Kommentar-Detox: Im Januar wird nichts kommentiert auf Facebook, Twitter oder unter journalistischen Beiträgen. Stattdessen müssen alle Detoxer den Satz verinnerlichen: »Darüber muss ich erst mal nachdenken.« Oder: »Ich weiß zu wenig über das Thema, als dass ich mich sofort öffentlich äußern möchte.« Im Februar darf dann wieder munter drauflosgemeint werden. Deutschland wäre sofort ein klügerer Ort, voller Liebe und mit weniger Hass, mit diesem einfachen Instrument der gesellschaftlichen Entgiftung.
Outdoorjacken-Detox: Aus Gründen, die im Verborgenen liegen, schlüpfen viele Deutsche – auch ich – im Herbst in ein atmungsaktives, wasserdichtes Kleidungsstück, welches sie bis zum Frühjahr nicht mehr verlassen: die Outdoorjacke. Die Outdoorjacke ist nun keine Jacke, sondern vielmehr ein Behältnis. Aus Gore-Tex. Dazu werden, völlig genderneutral, gern baumrindenfarbene Trekkingschuhe kombiniert. Warum? Weil es praktisch ist. Aber wie viel schöner wären die deutschen Innenstädte, voller Anmut und Eleganz, würde man im Januar auf das Tragen einer Outdoorjacke verzichten?
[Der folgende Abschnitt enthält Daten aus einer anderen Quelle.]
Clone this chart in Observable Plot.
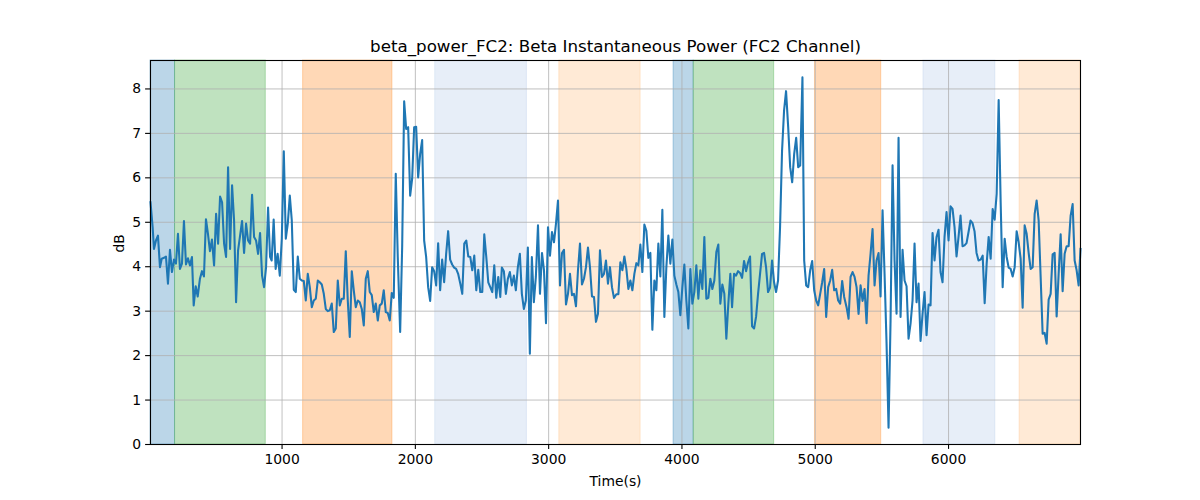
<!DOCTYPE html>
<html>
<head>
<meta charset="utf-8">
<script src="https://cdn.jsdelivr.net/npm/d3@7"></script>
<script src="https://cdn.jsdelivr.net/npm/@observablehq/plot@0.6"></script>
<style>
  html, body { margin: 0; padding: 0; background: white; }
  #chart svg { display: block; }
</style>
</head>
<body>
<div id="chart"></div>
<script>
const titleText = "beta_power_FC2: Beta Instantaneous Power (FC2 Channel)";
const xLabel = "Time(s)";
const yLabel = "dB";
const xTicks = [1000, 2000, 3000, 4000, 5000, 6000];
const yTicks = [0, 1, 2, 3, 4, 5, 6, 7, 8];

const times = [
  13, 29, 39, 54, 69, 84, 97, 114, 129, 144, 159, 174, 189, 204, 219, 234, 249, 264, 279, 294, 309, 324, 337, 352, 367, 384, 399, 414, 429, 444, 459, 474, 490, 505, 520, 535, 550, 565, 580, 595, 610, 625, 640, 655, 670, 685, 700, 715, 730, 745, 760, 775, 790, 805, 820, 835, 850, 865, 880, 895, 910,
  922, 937, 952, 967, 983, 998, 1013, 1028, 1043, 1058, 1073, 1088, 1103, 1118, 1133, 1148, 1163, 1178, 1193, 1208, 1223, 1238, 1253, 1268, 1283, 1298, 1313, 1328, 1343, 1358, 1373, 1388, 1403, 1418, 1433, 1448, 1463, 1478, 1493, 1508, 1523, 1538, 1553, 1568, 1583, 1598, 1613, 1628, 1643, 1658, 1673, 1688, 1703, 1718, 1733, 1748, 1763,
  1778, 1793, 1808, 1823, 1838, 1853, 1868, 1886, 1901, 1916, 1931, 1946, 1961, 1976, 1991, 2006, 2021, 2036, 2051, 2066, 2081, 2096, 2111, 2126, 2141, 2156, 2171, 2186, 2201, 2216, 2231, 2246, 2261, 2276, 2291, 2306, 2321, 2337, 2352, 2367, 2382, 2397, 2412, 2427, 2442, 2457, 2472, 2487, 2502, 2517, 2532, 2547, 2562, 2577, 2592, 2607, 2622, 2637,
  2649, 2664, 2679, 2694, 2709, 2724, 2739, 2754, 2769, 2784, 2799, 2814, 2829, 2844, 2859, 2874, 2889, 2904, 2920, 2935, 2950, 2965, 2980, 2995, 3010, 3025, 3040, 3055, 3070, 3085, 3100, 3115, 3130, 3145, 3160, 3175, 3190, 3205, 3220, 3235, 3250, 3265, 3280, 3295, 3310, 3325, 3340, 3355, 3370, 3385, 3400, 3415, 3430, 3445, 3460, 3475, 3490,
  3508, 3523, 3538, 3553, 3568, 3583, 3598, 3613, 3628, 3643, 3658, 3673, 3688, 3703, 3718, 3733, 3748, 3763, 3778, 3793, 3808, 3823, 3838, 3853, 3868, 3883, 3898, 3913, 3928, 3943, 3958, 3973, 3988, 4003, 4018, 4033, 4048, 4063, 4078, 4093, 4108, 4123, 4138, 4153, 4168, 4183, 4198, 4213, 4228, 4243, 4258, 4273, 4288, 4303, 4318, 4333, 4348, 4363,
  4376, 4391, 4406, 4421, 4436, 4451, 4466, 4481, 4496, 4511, 4526, 4541, 4556, 4571, 4586, 4601, 4616, 4631, 4646, 4661, 4676, 4691, 4706, 4721, 4736, 4751, 4766, 4781, 4797, 4812, 4827, 4842, 4857, 4872, 4887, 4904, 4917, 4932, 4947, 4962, 4977, 4992, 5007, 5022, 5037, 5052, 5067, 5082, 5097, 5112, 5127, 5142, 5157, 5172, 5187, 5202, 5217,
  5235, 5250, 5265, 5280, 5295, 5310, 5325, 5340, 5355, 5370, 5385, 5400, 5415, 5430, 5445, 5460, 5475, 5490, 5505, 5520, 5535, 5550, 5565, 5580, 5595, 5610, 5625, 5640, 5655, 5670, 5685, 5700, 5715, 5730, 5745, 5760, 5775, 5790, 5805, 5820, 5835, 5850, 5865, 5880, 5895, 5910, 5925, 5940, 5955, 5970, 5985, 6000, 6015, 6030, 6045, 6060, 6075, 6090,
  6105, 6120, 6135, 6150, 6165, 6180, 6195, 6210, 6225, 6241, 6256, 6271, 6286, 6301, 6316, 6331, 6346, 6361, 6376, 6391, 6406, 6421, 6436, 6451, 6466, 6481, 6496, 6511, 6526, 6541, 6556, 6571, 6586, 6601, 6616, 6631, 6646, 6661, 6676, 6691, 6706, 6721, 6736, 6751, 6766, 6781, 6796, 6811, 6826, 6841, 6856, 6871, 6886, 6901, 6916, 6931, 6946, 6961, 6976, 6990
];

const power = [
  5.45, 4.89, 4.40, 4.59, 4.70, 3.99, 4.18, 4.20, 4.23, 3.62, 4.38, 3.88, 4.16, 4.07, 4.74, 3.95, 4.07, 5.03, 4.05, 4.19, 4.03, 4.22, 3.13, 3.56, 3.33, 3.73, 3.90, 3.78, 5.07, 4.74, 4.35, 4.61, 4.03, 5.19, 4.52, 5.58, 5.45, 4.52, 4.22, 6.24, 4.40, 5.83, 5.04, 3.20, 4.37, 4.70, 5.03, 4.31, 4.97, 4.59, 4.52, 5.62, 4.67, 4.59, 4.29, 4.76, 3.80, 3.54, 3.99, 5.33, 4.22,
  4.14, 5.06, 3.95, 4.29, 3.80, 4.63, 6.60, 4.63, 4.97, 5.60, 5.04, 3.48, 3.43, 4.23, 3.73, 3.69, 3.68, 3.24, 3.84, 3.54, 3.09, 3.24, 3.28, 3.69, 3.65, 3.60, 3.39, 3.05, 3.00, 3.02, 3.17, 2.53, 2.61, 3.69, 3.13, 3.28, 3.28, 4.35, 3.24, 2.42, 3.90, 3.47, 3.09, 3.24, 3.20, 3.05, 2.68, 3.73, 3.90, 3.43, 3.36, 2.98, 3.17, 2.79, 3.13, 3.17, 3.47,
  2.98, 2.96, 2.79, 3.41, 3.30, 6.09, 4.22, 2.53, 4.44, 7.72, 7.10, 7.14, 5.60, 5.98, 7.14, 7.15, 6.01, 6.54, 6.85, 4.59, 4.22, 3.54, 3.23, 3.99, 3.90, 3.58, 4.53, 3.47, 4.16, 3.65, 4.29, 4.80, 4.16, 4.05, 3.98, 3.95, 3.84, 3.62, 3.39, 4.52, 4.59, 4.23, 4.22, 3.92, 4.25, 3.47, 3.93, 3.43, 3.43, 4.73, 4.22, 3.65, 3.54, 3.43, 4.03, 3.30, 3.77, 3.32,
  3.98, 3.90, 3.39, 3.73, 3.88, 3.58, 3.80, 3.47, 3.99, 4.29, 3.39, 3.05, 3.24, 4.43, 2.04, 4.22, 3.20, 3.77, 4.93, 3.39, 4.31, 3.92, 2.73, 4.89, 4.25, 4.78, 4.55, 4.97, 5.49, 3.58, 4.31, 4.38, 3.15, 3.39, 3.84, 3.36, 3.39, 3.11, 3.92, 4.52, 3.60, 3.73, 3.99, 4.43, 3.99, 3.33, 3.32, 2.76, 2.94, 4.37, 3.77, 3.84, 4.14, 3.62, 3.99, 3.54, 3.30,
  3.38, 3.38, 4.10, 3.92, 4.23, 3.95, 3.50, 3.69, 3.47, 3.84, 4.08, 4.03, 4.50, 3.88, 4.95, 4.81, 4.20, 4.31, 2.58, 3.69, 3.47, 4.52, 3.78, 5.28, 2.87, 3.99, 4.70, 4.07, 4.61, 3.80, 3.60, 3.43, 2.91, 3.54, 4.05, 3.24, 2.61, 3.95, 3.17, 3.43, 4.03, 3.28, 3.92, 3.50, 4.67, 3.28, 3.30, 3.73, 3.50, 3.69, 4.33, 4.50, 3.17, 3.60, 3.39, 2.38, 3.17, 3.84,
  3.09, 3.84, 3.80, 3.90, 3.86, 3.75, 4.13, 3.90, 4.10, 4.23, 2.66, 2.61, 2.87, 3.39, 3.84, 4.29, 4.31, 3.99, 3.43, 3.53, 4.14, 3.65, 3.43, 3.69, 4.89, 6.61, 7.51, 7.95, 7.14, 6.24, 5.90, 6.54, 6.90, 6.24, 6.28, 8.26, 4.14, 3.58, 3.54, 3.92, 4.13, 3.47, 3.24, 3.13, 3.39, 3.65, 3.95, 2.87, 3.54, 3.69, 3.93, 3.47, 3.50, 3.24, 3.17, 3.68, 3.32,
  3.09, 2.83, 3.77, 3.88, 3.77, 3.54, 2.94, 3.58, 3.23, 3.50, 2.73, 3.80, 4.29, 4.85, 3.58, 4.14, 4.31, 3.33, 5.27, 3.84, 2.27, 0.38, 2.79, 6.28, 4.14, 2.94, 6.90, 2.87, 4.38, 3.69, 3.56, 2.38, 2.72, 3.24, 4.52, 3.20, 3.62, 2.33, 2.94, 3.43, 2.46, 3.15, 3.13, 4.76, 4.14, 4.67, 4.83, 3.88, 3.65, 4.67, 5.23, 4.59, 5.36, 5.30, 4.89, 4.23, 4.67, 5.15,
  4.46, 4.48, 4.53, 4.78, 5.04, 4.98, 4.80, 4.31, 4.14, 4.16, 4.25, 3.18, 4.07, 4.67, 4.18, 5.30, 5.06, 5.64, 7.75, 5.45, 3.54, 4.63, 4.22, 3.98, 3.95, 3.78, 3.99, 4.80, 4.55, 4.18, 3.08, 4.93, 4.74, 4.31, 3.95, 3.99, 5.19, 5.49, 5.04, 3.77, 2.49, 2.51, 2.27, 3.26, 3.39, 4.28, 4.31, 2.88, 3.84, 4.73, 3.45, 4.29, 4.46, 4.46, 5.15, 5.41, 4.14, 3.92, 3.58, 4.40
];

// shaded intervals (seconds) and their category
const regionStart = [13, 197, 1158, 2149, 3080, 3937, 4088, 4998, 5812, 6533];
const regionEnd   = [197, 878, 1828, 2837, 3690, 4088, 4692, 5495, 6351, 6990];
const regionKind  = ["S1", "S2", "S3", "S4", "S5", "S1", "S2", "S3", "S4", "S5"];

const kinds = ["S1", "S2", "S3", "S4", "S5"];
const kindColor = {S1: "#1f77b4", S2: "#2ca02c", S3: "#ff7f0e", S4: "#aec7e8", S5: "#ffbb78"};

const series = times.map((t, i) => ({t, v: power[i]}));
const regions = regionStart.map((s, i) => ({x1: s, x2: regionEnd[i], kind: regionKind[i]}));

const font = "'DejaVu Sans', sans-serif";

const chart = Plot.plot({
  width: 1200,
  height: 500,
  marginLeft: 150,
  marginRight: 120,
  marginTop: 60,
  marginBottom: 56,
  style: {fontFamily: font, fontSize: "13.9px", background: "white", color: "black", overflow: "visible"},
  x: {domain: [13, 6990]},
  y: {domain: [0, 8.64]},
  marks: [
    ...kinds.map(k => Plot.rect(regions.filter(d => d.kind === k), {
      x1: "x1", x2: "x2",
      fill: kindColor[k], fillOpacity: 0.3,
      stroke: kindColor[k], strokeOpacity: 0.3, strokeWidth: 1
    })),
    Plot.gridX(xTicks, {stroke: "#b0b0b0", strokeOpacity: 1, strokeWidth: 0.8}),
    Plot.gridY(yTicks, {stroke: "#b0b0b0", strokeOpacity: 1, strokeWidth: 0.8}),
    Plot.line(series, {x: "t", y: "v", stroke: "#1f77b4", strokeWidth: 2.08, strokeLinejoin: "round", strokeLinecap: "square"}),
    Plot.frame({stroke: "black", strokeWidth: 1.1}),
    Plot.axisX(xTicks, {tickSize: 4.9, tickPadding: 4.5, tickFormat: d3.format("d"), label: null, fontSize: 13.9, strokeWidth: 1.1}),
    Plot.axisY(yTicks, {tickSize: 4.9, tickPadding: 4.5, tickFormat: d3.format("d"), label: null, fontSize: 13.9, strokeWidth: 1.1}),
    Plot.text([titleText], {frameAnchor: "top", lineAnchor: "middle", dy: -14, fontSize: 16.7, fill: "black"}),
    Plot.text([xLabel], {frameAnchor: "bottom", lineAnchor: "middle", dy: 37, fontSize: 13.9, fill: "black"}),
    Plot.text([yLabel], {frameAnchor: "left", lineAnchor: "middle", dx: -31, rotate: -90, fontSize: 13.9, fill: "black"})
  ]
});

document.getElementById("chart").appendChild(chart);
</script>
</body>
</html>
Der beste Tag im Januar ist für mich der 1. Januar. An diesem Tag hat mein Vater Geburtstag. Er ist jetzt 89 Jahre alt. Wir haben gefeiert. Er ist lebendig und ziemlich gesund, er hielt meine Mutter im Arm, klein und mager wie ein Spatz, sie ist 86 Jahre alt. Es ist ein Wunder. Der Januar wird immer auch tröstlich sein, solange ich das erleben darf.